::: INFORMATION PROVIDED :::

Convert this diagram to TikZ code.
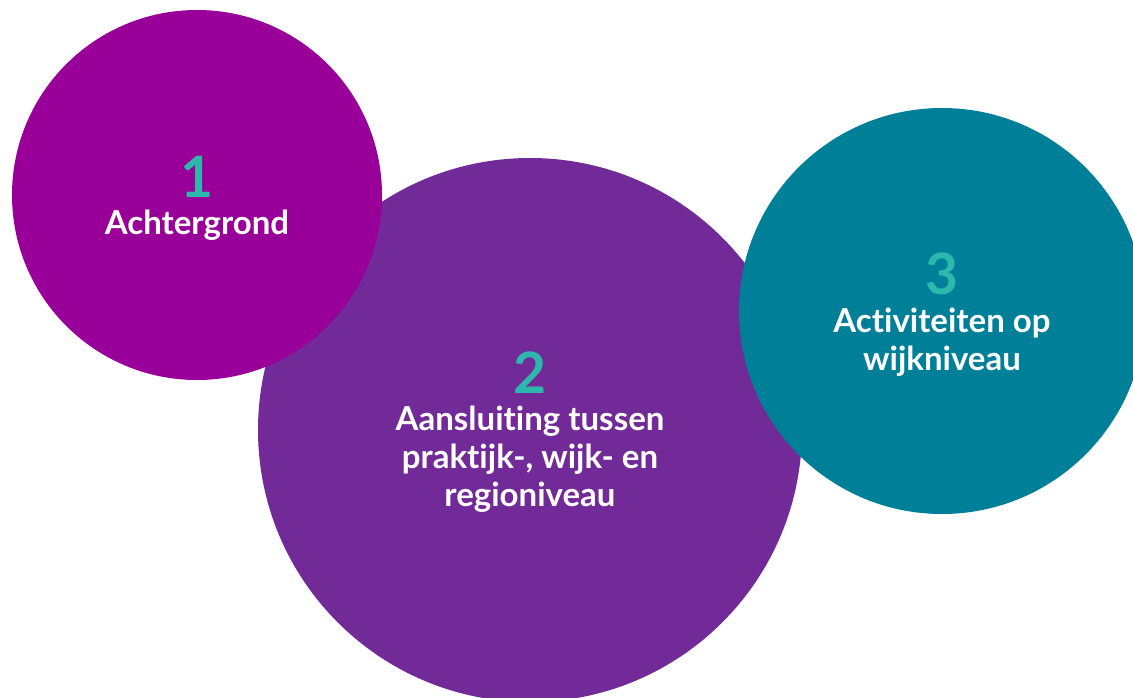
\documentclass[tikz,border=0pt]{standalone}
\usepackage{fontspec}
\setmainfont{Lato}[Ligatures=NoCommon]
\definecolor{cOne}{HTML}{990099}
\definecolor{cTwo}{HTML}{722A99}
\definecolor{cThree}{HTML}{007F99}
\definecolor{cNum}{HTML}{2DB8AE}
\tikzset{
  disc/.style={circle, inner sep=0pt, draw=none},
  numlabel/.style={anchor=base, text=cNum, font=\fontsize{57}{60}\selectfont\bfseries, inner sep=0pt},
  txtlabel/.style={anchor=base, text=white, align=center, font=\fontsize{33}{38}\selectfont\bfseries, inner sep=0pt},
}
\begin{document}
\begin{tikzpicture}[x=1pt,y=-1pt]
\useasboundingbox (0,0) rectangle (1133,697);
\clip (0,0) rectangle (1133,697);
\node[disc, fill=cTwo, minimum size=544pt] (c2) at (530,430) {};
\node[disc, fill=cOne, minimum size=370pt] (c1) at (197,195) {};
\node[disc, fill=cThree, minimum size=406pt] (c3) at (942,311) {};
\node[numlabel] (n1) at (197,197) {1};
\node[txtlabel] (t1) at (197,234) {Achtergrond};
\node[numlabel] (n2) at (530,393) {2};
\node[txtlabel] (t2) at (530,506) {Aansluiting tussen\\praktijk-, wijk- en\\regioniveau};
\node[numlabel] (n3) at (942,294) {3};
\node[txtlabel] (t3) at (942,370) {Activiteiten op\\wijkniveau};
\end{tikzpicture}
\end{document}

:::

INSTRUCTION: Every line of the material is to be quoted exactly, with no pictures carried over.

EXERCISE ANSWER:
Convert this diagram to TikZ code.
\documentclass[tikz,border=0pt]{standalone}
\usepackage{fontspec}
\setmainfont{Lato}[Ligatures=NoCommon]
\definecolor{cOne}{HTML}{990099}
\definecolor{cTwo}{HTML}{722A99}
\definecolor{cThree}{HTML}{007F99}
\definecolor{cNum}{HTML}{2DB8AE}
\tikzset{
  disc/.style={circle, inner sep=0pt, draw=none},
  numlabel/.style={anchor=base, text=cNum, font=\fontsize{57}{60}\selectfont\bfseries, inner sep=0pt},
  txtlabel/.style={anchor=base, text=white, align=center, font=\fontsize{33}{38}\selectfont\bfseries, inner sep=0pt},
}
\begin{document}
\begin{tikzpicture}[x=1pt,y=-1pt]
\useasboundingbox (0,0) rectangle (1133,697);
\clip (0,0) rectangle (1133,697);
\node[disc, fill=cTwo, minimum size=544pt] (c2) at (530,430) {};
\node[disc, fill=cOne, minimum size=370pt] (c1) at (197,195) {};
\node[disc, fill=cThree, minimum size=406pt] (c3) at (942,311) {};
\node[numlabel] (n1) at (197,197) {1};
\node[txtlabel] (t1) at (197,234) {Achtergrond};
\node[numlabel] (n2) at (530,393) {2};
\node[txtlabel] (t2) at (530,506) {Aansluiting tussen\\praktijk-, wijk- en\\regioniveau};
\node[numlabel] (n3) at (942,294) {3};
\node[txtlabel] (t3) at (942,370) {Activiteiten op\\wijkniveau};
\end{tikzpicture}
\end{document}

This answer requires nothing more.